*What you have to do*
All lines below must be repeated exactly, with the pictures omitted.

*Information shown*

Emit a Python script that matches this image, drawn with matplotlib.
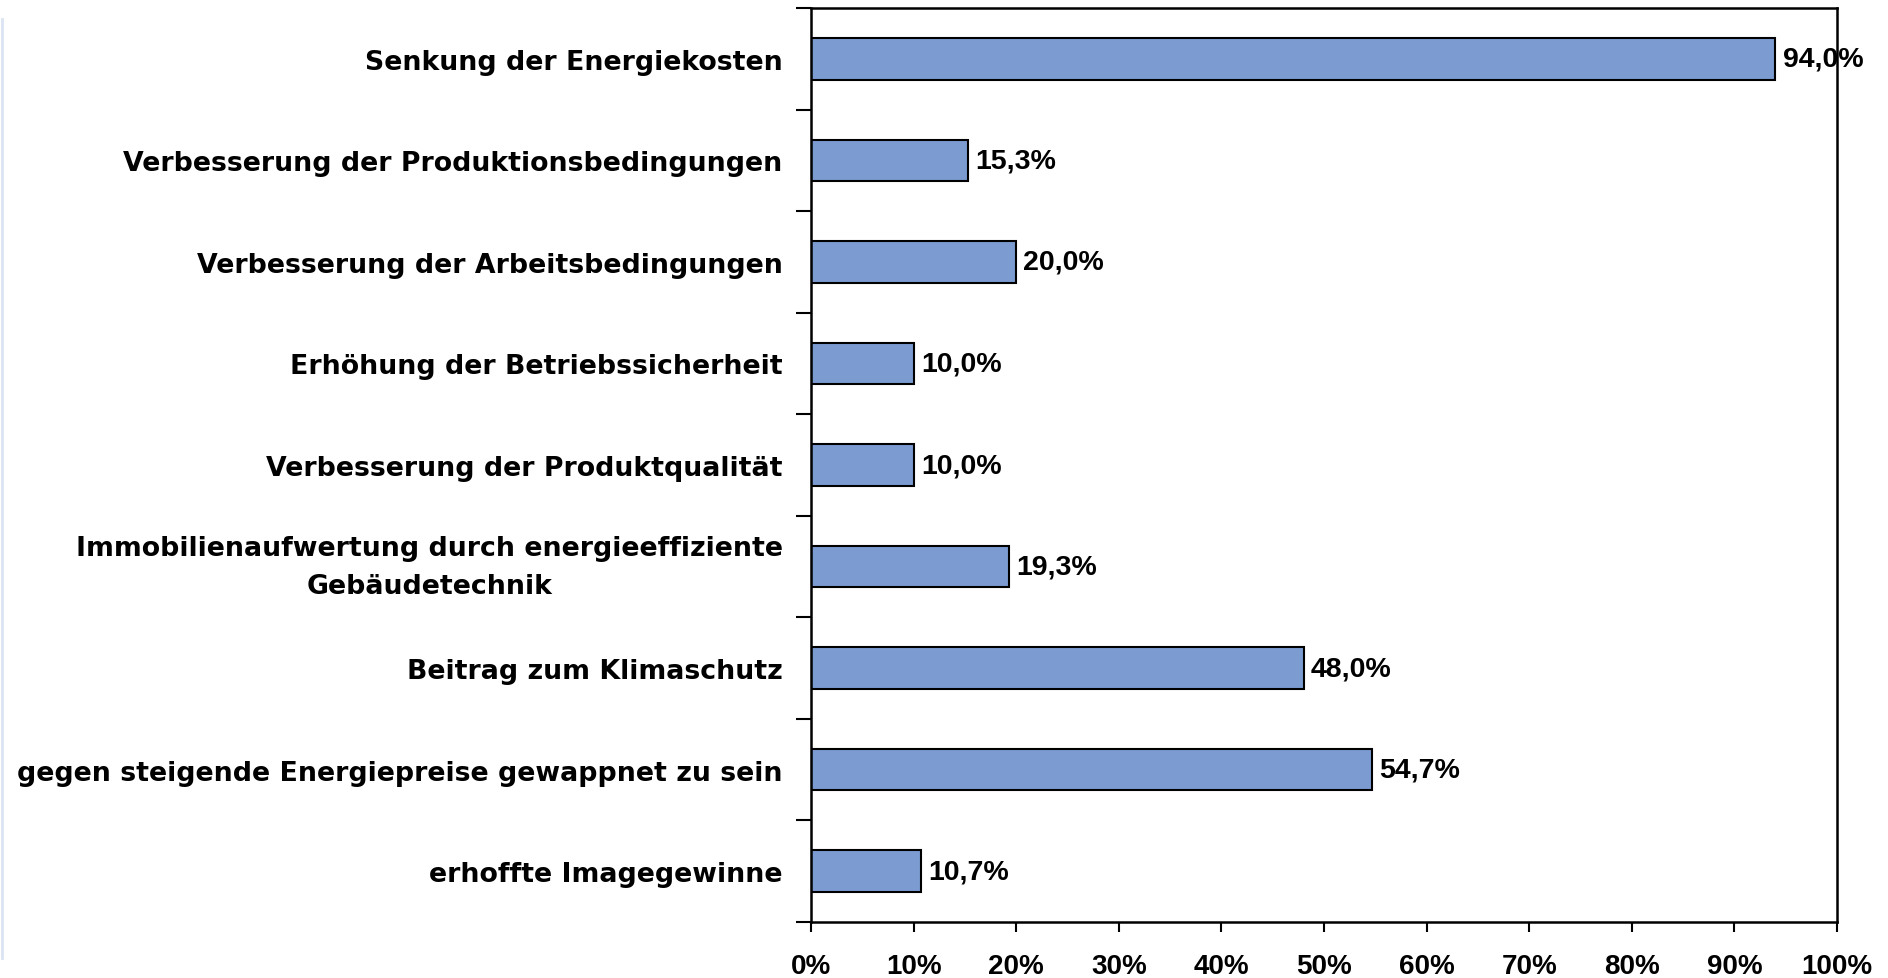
import matplotlib.pyplot as plt
import numpy as np
from matplotlib.lines import Line2D
from matplotlib.ticker import FixedLocator, MultipleLocator, FuncFormatter

categories = [
    "Senkung der Energiekosten",
    "Verbesserung der Produktionsbedingungen",
    "Verbesserung der Arbeitsbedingungen",
    "Erhöhung der Betriebssicherheit",
    "Verbesserung der Produktqualität",
    "Immobilienaufwertung durch energieeffiziente\nGebäudetechnik",
    "Beitrag zum Klimaschutz",
    "gegen steigende Energiepreise gewappnet zu sein",
    "erhoffte Imagegewinne",
]
values = [94.0, 15.3, 20.0, 10.0, 10.0, 19.3, 48.0, 54.7, 10.7]

plt.rcParams["font.family"] = ["Liberation Sans", "DejaVu Sans"]
plt.rcParams["font.weight"] = "bold"

fig = plt.figure(figsize=(18.88, 9.79), dpi=100)
ax = fig.add_axes([0.4296, 0.0572, 0.5434, 0.9336])

pos = np.arange(len(categories))
ax.barh(pos, values, height=0.41, color="#7b9bd1", edgecolor="black", linewidth=1.5)

for y, v in zip(pos, values):
    ax.text(v + 0.7, y, f"{v:.1f}%".replace(".", ","), va="center", ha="left",
            fontsize=20.5, fontweight="bold")

ax.set_xlim(0, 100)
ax.set_ylim(len(categories) - 0.5, -0.5)

ax.xaxis.set_major_locator(MultipleLocator(10))
ax.xaxis.set_major_formatter(FuncFormatter(lambda x, _: f"{x:.0f}%"))
ax.tick_params(axis="x", direction="out", length=7, width=1.5, pad=15, labelsize=20)

# category labels are set wide in the original -> DejaVu matches the extent
ax.set_yticks(pos)
ax.set_yticklabels(categories, fontsize=19.3, fontweight="bold",
                   family="DejaVu Sans", multialignment="center", linespacing=1.6)
for lbl in ax.get_yticklabels():
    if "\n" in lbl.get_text():
        lbl.set_verticalalignment("center")
ax.yaxis.set_tick_params(which="major", length=0, pad=20.5)
ax.yaxis.set_minor_locator(FixedLocator(np.arange(-0.5, len(categories), 1.0)))
ax.tick_params(axis="y", which="minor", direction="out", length=11, width=1.5)

for s in ax.spines.values():
    s.set_linewidth(1.8)

# faint slide frame on the left edge
fig.add_artist(Line2D([0.0012, 0.0012], [0.02, 0.98], transform=fig.transFigure,
                      color="#dbe4f3", linewidth=2))

fig.savefig("out.png", dpi=100)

*Exercise output*
Emit a Python script that matches this image, drawn with matplotlib.
import matplotlib.pyplot as plt
import numpy as np
from matplotlib.lines import Line2D
from matplotlib.ticker import FixedLocator, MultipleLocator, FuncFormatter

categories = [
    "Senkung der Energiekosten",
    "Verbesserung der Produktionsbedingungen",
    "Verbesserung der Arbeitsbedingungen",
    "Erhöhung der Betriebssicherheit",
    "Verbesserung der Produktqualität",
    "Immobilienaufwertung durch energieeffiziente\nGebäudetechnik",
    "Beitrag zum Klimaschutz",
    "gegen steigende Energiepreise gewappnet zu sein",
    "erhoffte Imagegewinne",
]
values = [94.0, 15.3, 20.0, 10.0, 10.0, 19.3, 48.0, 54.7, 10.7]

plt.rcParams["font.family"] = ["Liberation Sans", "DejaVu Sans"]
plt.rcParams["font.weight"] = "bold"

fig = plt.figure(figsize=(18.88, 9.79), dpi=100)
ax = fig.add_axes([0.4296, 0.0572, 0.5434, 0.9336])

pos = np.arange(len(categories))
ax.barh(pos, values, height=0.41, color="#7b9bd1", edgecolor="black", linewidth=1.5)

for y, v in zip(pos, values):
    ax.text(v + 0.7, y, f"{v:.1f}%".replace(".", ","), va="center", ha="left",
            fontsize=20.5, fontweight="bold")

ax.set_xlim(0, 100)
ax.set_ylim(len(categories) - 0.5, -0.5)

ax.xaxis.set_major_locator(MultipleLocator(10))
ax.xaxis.set_major_formatter(FuncFormatter(lambda x, _: f"{x:.0f}%"))
ax.tick_params(axis="x", direction="out", length=7, width=1.5, pad=15, labelsize=20)

# category labels are set wide in the original -> DejaVu matches the extent
ax.set_yticks(pos)
ax.set_yticklabels(categories, fontsize=19.3, fontweight="bold",
                   family="DejaVu Sans", multialignment="center", linespacing=1.6)
for lbl in ax.get_yticklabels():
    if "\n" in lbl.get_text():
        lbl.set_verticalalignment("center")
ax.yaxis.set_tick_params(which="major", length=0, pad=20.5)
ax.yaxis.set_minor_locator(FixedLocator(np.arange(-0.5, len(categories), 1.0)))
ax.tick_params(axis="y", which="minor", direction="out", length=11, width=1.5)

for s in ax.spines.values():
    s.set_linewidth(1.8)

# faint slide frame on the left edge
fig.add_artist(Line2D([0.0012, 0.0012], [0.02, 0.98], transform=fig.transFigure,
                      color="#dbe4f3", linewidth=2))

fig.savefig("out.png", dpi=100)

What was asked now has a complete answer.